Warming improved conditions for the growth of plants and any mammals that had made it through the grim climatic fluctuations of the Younger Dryas were now ready to expand. Alas, there may not have been many left to take advantage of this boon. The few animals that were present apparently were rapidly decimated by skilled hunters using increasingly sophisticated weapons and methods. This was a time for the expansion of people and reduction of everything else. It was the first great mass extinction of the last million years, and it started the domination of humankind over everything else on the planet.
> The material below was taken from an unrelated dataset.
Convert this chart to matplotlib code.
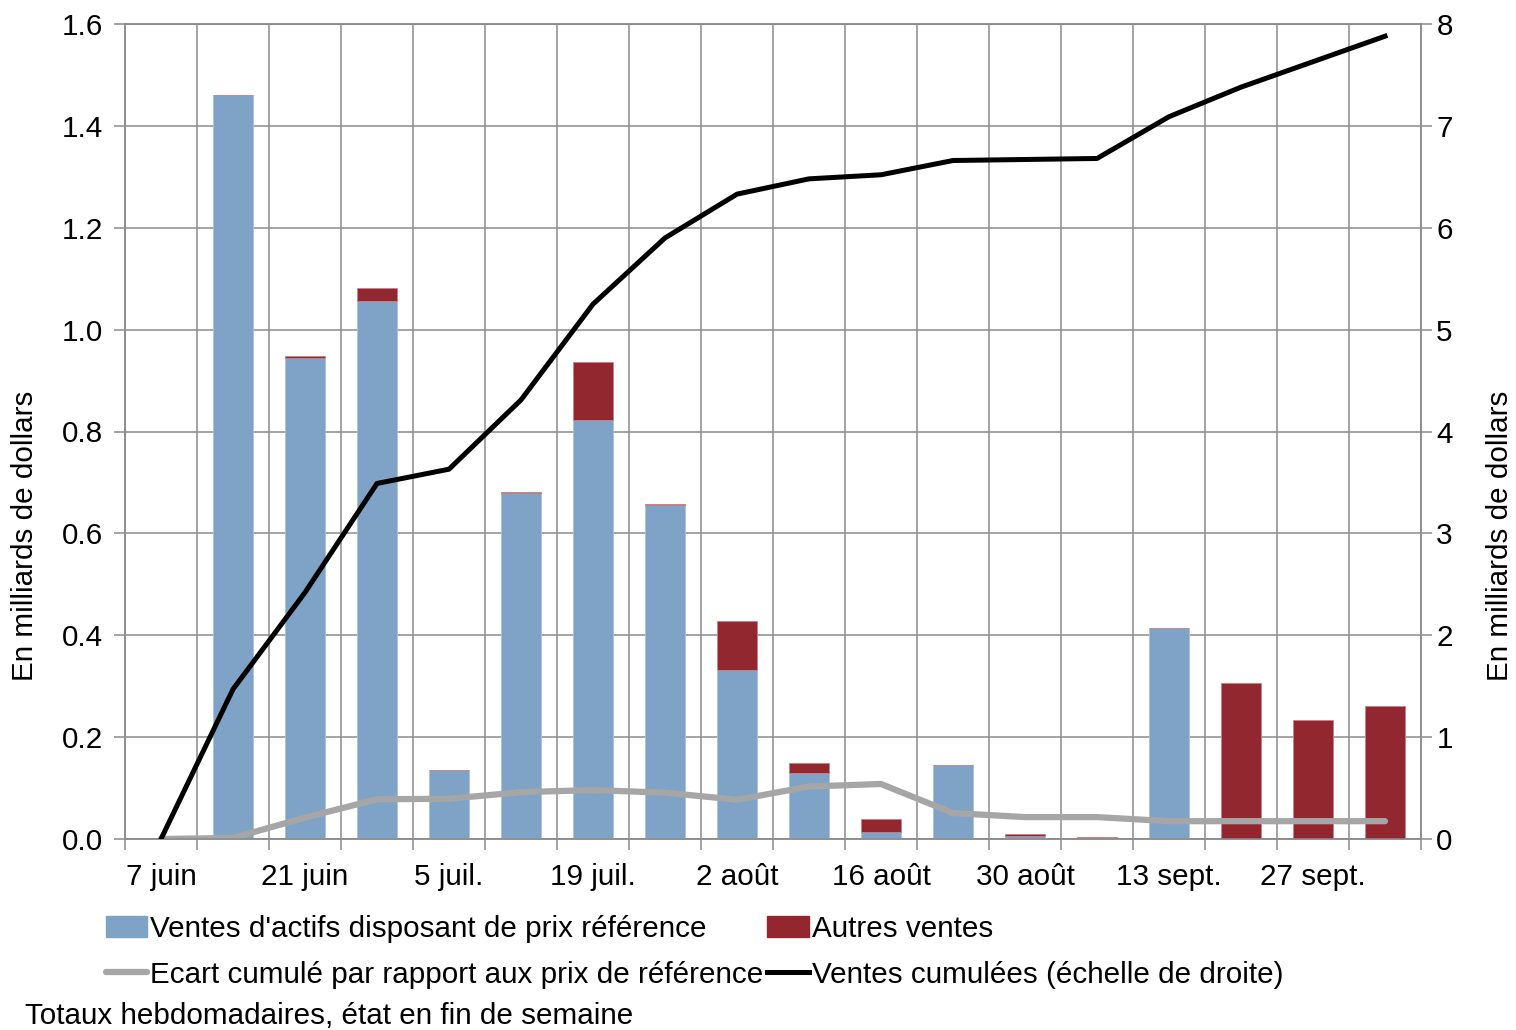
import matplotlib
matplotlib.use("Agg")
import matplotlib.pyplot as plt
from matplotlib.patches import Patch
from matplotlib.lines import Line2D
import numpy as np

plt.rcParams['font.family'] = ['Liberation Sans', 'DejaVu Sans']

weeks = ["7 juin", "14 juin", "21 juin", "28 juin", "5 juil.", "12 juil.", "19 juil.", "26 juil.",
         "2 août", "9 août", "16 août", "23 août", "30 août", "6 sept.", "13 sept.", "20 sept.",
         "27 sept.", "4 oct."]
ventes_ref = [0.0, 1.46, 0.945, 1.057, 0.135, 0.68, 0.822, 0.655, 0.331, 0.130, 0.013, 0.145,
              0.006, 0.001, 0.414, 0.0, 0.0, 0.0]
autres = [0.0, 0.0, 0.004, 0.025, 0.0, 0.002, 0.114, 0.002, 0.096, 0.019, 0.026, 0.0,
          0.003, 0.003, 0.0, 0.307, 0.234, 0.262]
ecart = [0.0, 0.002, 0.042, 0.078, 0.079, 0.092, 0.096, 0.091, 0.077, 0.103, 0.108, 0.051,
         0.043, 0.043, 0.035, 0.035, 0.035, 0.035]
cumul = [0.0, 1.47, 2.42, 3.49, 3.63, 4.31, 5.25, 5.90, 6.33, 6.48, 6.52, 6.66,
         6.67, 6.68, 7.09, 7.38, 7.63, 7.88]

blue = "#7EA3C6"
red = "#93272F"
gray_line = "#A6A6A6"
grid_c = "#8C8C8C"
fs = 21.3

fig = plt.figure(figsize=(15.16, 10.30), dpi=100)
ax = fig.add_axes([125/1516, 1 - 839/1030, (1421-125)/1516, (839-24)/1030])
ax2 = ax.twinx()

x = np.arange(len(weeks))
w = 0.55
ax.bar(x, ventes_ref, width=w, color=blue, zorder=3, edgecolor="#A9C2DB", linewidth=0.6)
ax.bar(x, autres, width=w, bottom=ventes_ref, color=red, zorder=3, edgecolor="#C98088", linewidth=0.6)
ax.plot(x, ecart, color=gray_line, lw=4.5, zorder=4, solid_capstyle='round')
ax2.plot(x, cumul, color="black", lw=3.6, zorder=5)

ax.set_xlim(-0.5, len(weeks) - 0.5)
ax.set_ylim(0, 1.6)
ax2.set_ylim(0, 8)
ax.set_yticks(np.arange(0, 1.61, 0.2))
ax.set_yticklabels([f"{v:.1f}" for v in np.arange(0, 1.61, 0.2)])
ax2.set_yticks(range(0, 9))

ax.set_xticks(x[::2])
ax.set_xticklabels(weeks[::2])
ax.set_xticks(np.arange(-0.5, len(weeks), 1), minor=True)
ax.tick_params(axis='x', which='major', length=0, labelsize=fs, pad=17, colors='black')
ax.tick_params(axis='x', which='minor', length=8, color=grid_c, width=1.1)
ax.tick_params(axis='y', length=8, color=grid_c, width=1.1, labelsize=fs, pad=8)
ax2.tick_params(axis='y', length=8, color=grid_c, width=1.1, labelsize=fs, pad=3)

ax.grid(True, which='major', axis='y', color=grid_c, lw=1.1, zorder=0)
ax.grid(True, which='minor', axis='x', color=grid_c, lw=1.1, zorder=0)
ax.set_axisbelow(True)
for a in (ax, ax2):
    for s in a.spines.values():
        s.set_color(grid_c)
        s.set_linewidth(1.1)

ax.set_ylabel("En milliards de dollars", fontsize=fs, va='center')
ax.yaxis.set_label_coords((25 - 125) / 1296, (839 - 536) / 815)
ax2.set_ylabel("En milliards de dollars", fontsize=fs, va='center', rotation=90)
ax2.yaxis.set_label_coords((1500 - 125) / 1296, (839 - 536) / 815)

handles = [Patch(color=blue), Line2D([], [], color=gray_line, lw=4.5, solid_capstyle='round'),
           Patch(color=red), Line2D([], [], color="black", lw=3.6)]
labels = ["Ventes d'actifs disposant de prix référence",
          "Ecart cumulé par rapport aux prix de référence",
          "Autres ventes", "Ventes cumulées (échelle de droite)"]
fig.legend(handles, labels, ncol=2, loc='upper left', bbox_to_anchor=(106/1516, 1 - 915/1030),
           frameon=False, fontsize=fs, handlelength=1.4, handletextpad=0.1,
           columnspacing=0.12, labelspacing=0.6, borderaxespad=0, borderpad=0)

fig.text(25/1516, 1 - 1016/1030, "Totaux hebdomadaires, état en fin de semaine",
         fontsize=fs, ha='left', va='center')

fig.savefig("out.png", dpi=100)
Sea level rose quickly, very rapidly at first and then slowing as the easy-to-melt ice was gone. Again, vast areas of low-lying coastal plains were flooded. River mouths drowned and estuaries such as Chesapeake Bay were created. Shorelines expanded and hunting and fishing were good.

Forests all over the planet expanded greatly, taking carbon dioxide out of the atmosphere. However, other processes kept pumping carbon dioxide into the atmosphere from the ocean because as sea level reached its maximum it began to flood great regions of carbonate shelves, and shell-making organisms responded vigorously. They extracted calcium carbonate from seawater to make their skeletons — corals and coralline algae, mollusks and foraminifers — and, in doing so, they changed the chemistry of the seawater, which could now hold less carbon dioxide in solution than before and gave it off to the atmosphere. Hence, corals helped transfer carbon from the sea into the forests. The speed of deglaciation helped in the transfer since things went too fast for the ocean to mix deeply while the change in chemistry was taking place. This prevented the effect of degalciation from being neutralized by reactions at depth, such as carbonate dissolution on the deep sea floor.